Regan - who was premier of Nova Scotia from 1970 to 1978 and then served in the Liberal cabinets of Pierre Trudeau from 1980 to 1984 - has been the target of similar allegations before. The 67-year-old businessman and lobbyist, who currently sits on several corporate boards, launched a libel suit against the CBC over stories carried in March, 1994, on a Halifax supper-hour television newscast and on the nationally televised current affairs program the 5th estate that dealt with the rcmp investigation and allegations against him. He is also suing Frank, the satirical biweekly magazine, for similar accusations contained in a November, 1993, story.
But last week, Greenspan, described by one local broadcaster as a "legal kick boxer," struck back with charges that the media and rcmp had joined together to build a case against his client. And he also called for an independent judicial probe into the way the police investigation was conducted (that decision, ironically, will be left to Nova Scotia Justice Minister Bill Gillis, a former minister in Regan's cabinet). "This is not a case of complainants coming forward," Greenspan told reporters. "This is a case of police going out, asking certain types of questions, ruining this man's reputation."
If last week is any indication, sparks will fly as the case proceeds. Regan's appearance was supposed to take just five minutes, but quickly degenerated into an hour of verbal sparring between Greenspan, the imported hot-shot who has successfully defended a number of high-profile Nova Scotia clients, and Susan Potts, the province's homegrown director of sexual assault prosecutions. Greenspan objected loudly to her request for a ban on publication of the names of all 11 women, arguing that at least two of them had given up that privilege when they appeared on the 5th estate, using their own names. Judge Ross Archibald agreed to a temporary ban, but Greenspan will address the issue again on May 30 when Regan returns to court to make a plea. Greenspan also ridiculed Potts's unsuccessful request to have Regan surrender his passport and supply a travel itinerary to the court, saying that his client is "too old to run, too well-known to hide." And when Green-span theatrically warned Potts that the trial will be her "nightmare," she coolly reminded him that "there is a code of conduct in this province" under which his comments would be considered "unbecoming."
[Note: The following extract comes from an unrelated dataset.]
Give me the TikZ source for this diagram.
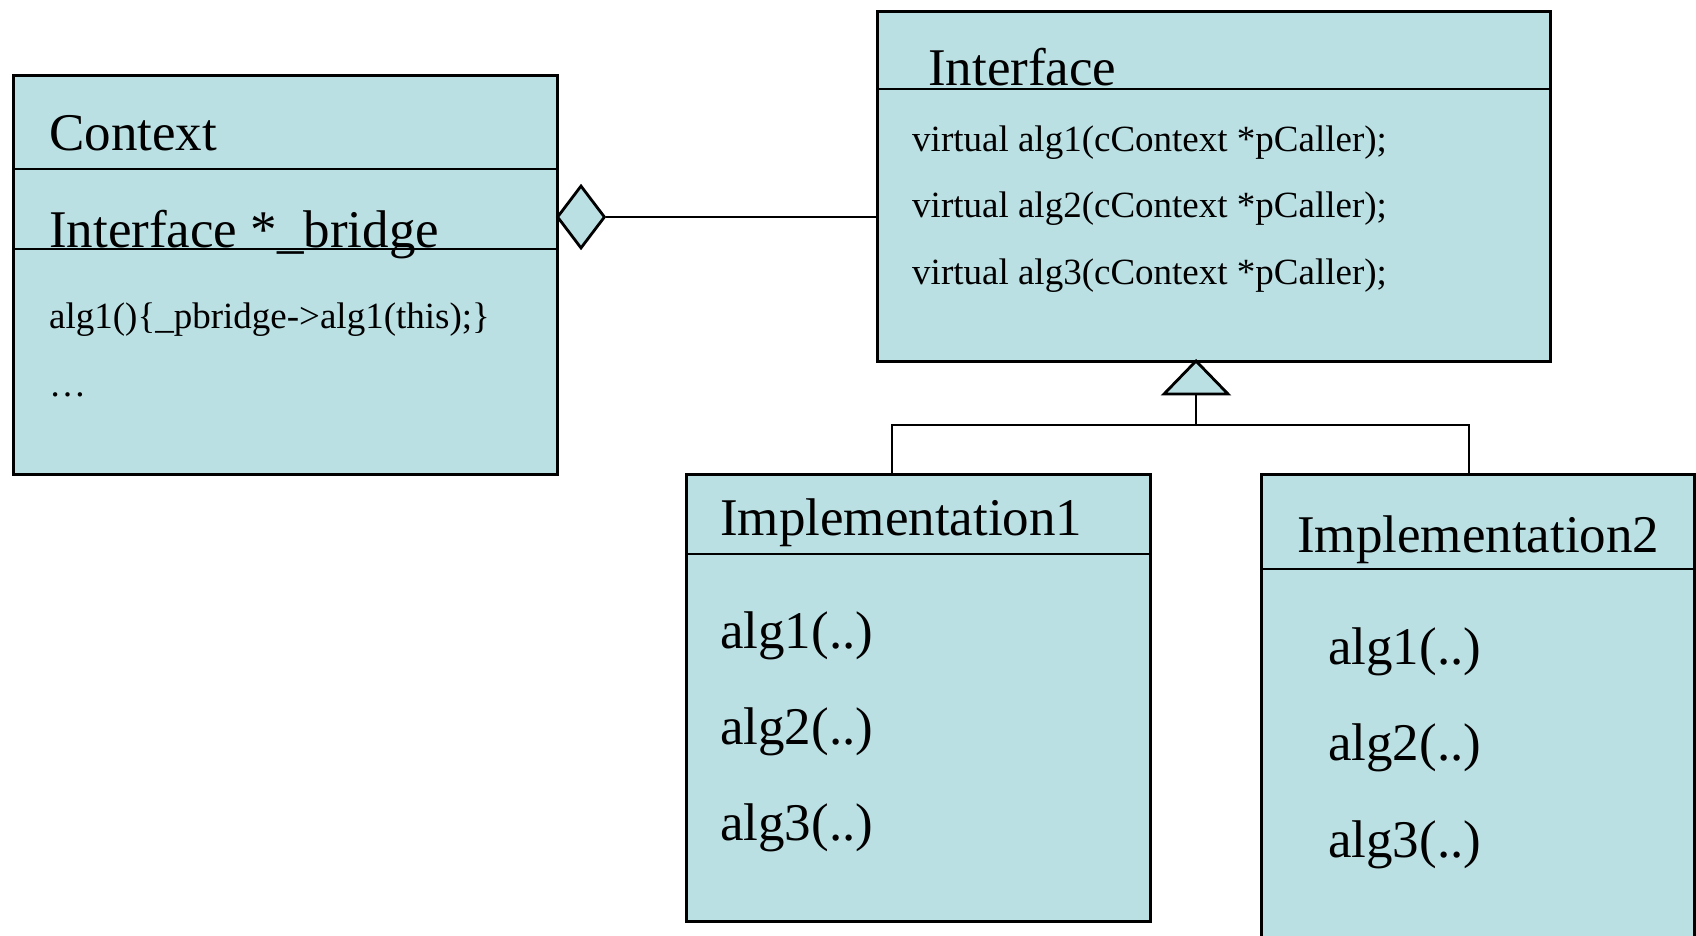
\documentclass[tikz,border=0pt]{standalone}
\usepackage{fontspec}
\setmainfont{Liberation Serif}
\usetikzlibrary{shapes.geometric}
\definecolor{classfill}{RGB}{187,224,227}
\tikzset{
  classbox/.style={draw=black, fill=classfill, line width=2.8pt, rectangle,
    inner sep=0pt, anchor=north west},
  bigtext/.style={font=\fontsize{53}{60}\selectfont, inner sep=0pt, anchor=base west},
  smalltext/.style={font=\fontsize{37}{44}\selectfont, inner sep=0pt, anchor=base west},
  rule/.style={line width=2.8pt},
  aggmark/.style={draw=black, fill=classfill, line width=2.8pt, diamond,
    inner sep=0pt, minimum width=48pt, minimum height=63pt},
}
\begin{document}
\begin{tikzpicture}[x=1pt,y=-1pt]
\useasboundingbox (0,0) rectangle (1696,936);

% Context class
\node[classbox, minimum width=544pt, minimum height=399pt] (ctx) at (12,74) {};
\draw[rule] (ctx.west |- 0,169) -- (ctx.east |- 0,169);
\draw[rule] (ctx.west |- 0,249) -- (ctx.east |- 0,249);
\node[bigtext] (ctxname) at (49,151) {Context};
\node[bigtext] (ctxattr) at (49,247) {Interface *\_bridge};
\node[smalltext] (ctxop1) at (49,328) {alg1()\{\_pbridge->alg1(this);\}};
\node[smalltext] (ctxop2) at (49,396) {…};

% Interface class
\node[classbox, minimum width=673pt, minimum height=350pt] (iface) at (876,10) {};
\draw[rule] (iface.west |- 0,89) -- (iface.east |- 0,89);
\node[bigtext] (ifname) at (928,86) {Interface};
\node[smalltext] (ifop1) at (912,152) {virtual alg1(cContext *pCaller);};
\node[smalltext] (ifop2) at (912,218) {virtual alg2(cContext *pCaller);};
\node[smalltext] (ifop3) at (912,284) {virtual alg3(cContext *pCaller);};

% Aggregation
\node[aggmark] (agg) at (581,217) {};
\draw[rule] (agg.east) -- (agg.east -| iface.west);

% Implementation1 class
\node[classbox, minimum width=464pt, minimum height=447pt] (impl1) at (685,473) {};
\draw[rule] (impl1.west |- 0,554) -- (impl1.east |- 0,554);
\node[bigtext] (im1name) at (720,535) {Implementation1};
\node[bigtext] (im1op1) at (720,648) {alg1(..)};
\node[bigtext] (im1op2) at (720,744) {alg2(..)};
\node[bigtext] (im1op3) at (720,840) {alg3(..)};

% Implementation2 class
\node[classbox, minimum width=433pt, minimum height=490pt] (impl2) at (1260,473) {};
\draw[rule] (impl2.west |- 0,569) -- (impl2.east |- 0,569);
\node[bigtext] (im2name) at (1297,552) {Implementation2};
\node[bigtext] (im2op1) at (1328,664) {alg1(..)};
\node[bigtext] (im2op2) at (1328,760) {alg2(..)};
\node[bigtext] (im2op3) at (1328,857) {alg3(..)};

% Generalization
\coordinate (tip) at (1196,361);
\coordinate (tbase) at (1196,394);
\coordinate (junc) at (1196,425);
\coordinate (drop1) at (892,425);
\coordinate (drop2) at (1469,425);
\draw[rule, fill=classfill, line join=miter] (tip) -- ([xshift=32pt]tbase) -- ([xshift=-32pt]tbase) -- cycle;
\draw[rule] (tbase) -- (junc);
\draw[rule] (drop1 |- impl1.north) -- (drop1) -- (drop2) -- (drop2 |- impl2.north);
\end{tikzpicture}
\end{document}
Throughout most of the proceedings Regan looked composed but weary. Small wonder. As David Swick, a columnist in the Halifax Daily News, wrote: "After a supremely successful life in the public eye, the best he can hope for now is to be found not guilty, pay hundreds of thousands of dollars in lawyers' fees, and return to some semblance of a normal life."
First, though, comes the trial when his actions as long as 38 years ago will be placed under the microscope. Regan, actually, is not the first Nova Scotia premier to come under a legal cloud. His Tory successor, the avuncular John Buchanan, was the subject of a police investigation for allegedly secretly receiving money from a private trust. Although he was never charged, Buchanan's political reputation was damaged by the allegations. Now, at the very least, Regan seems certain to suffer the same fate.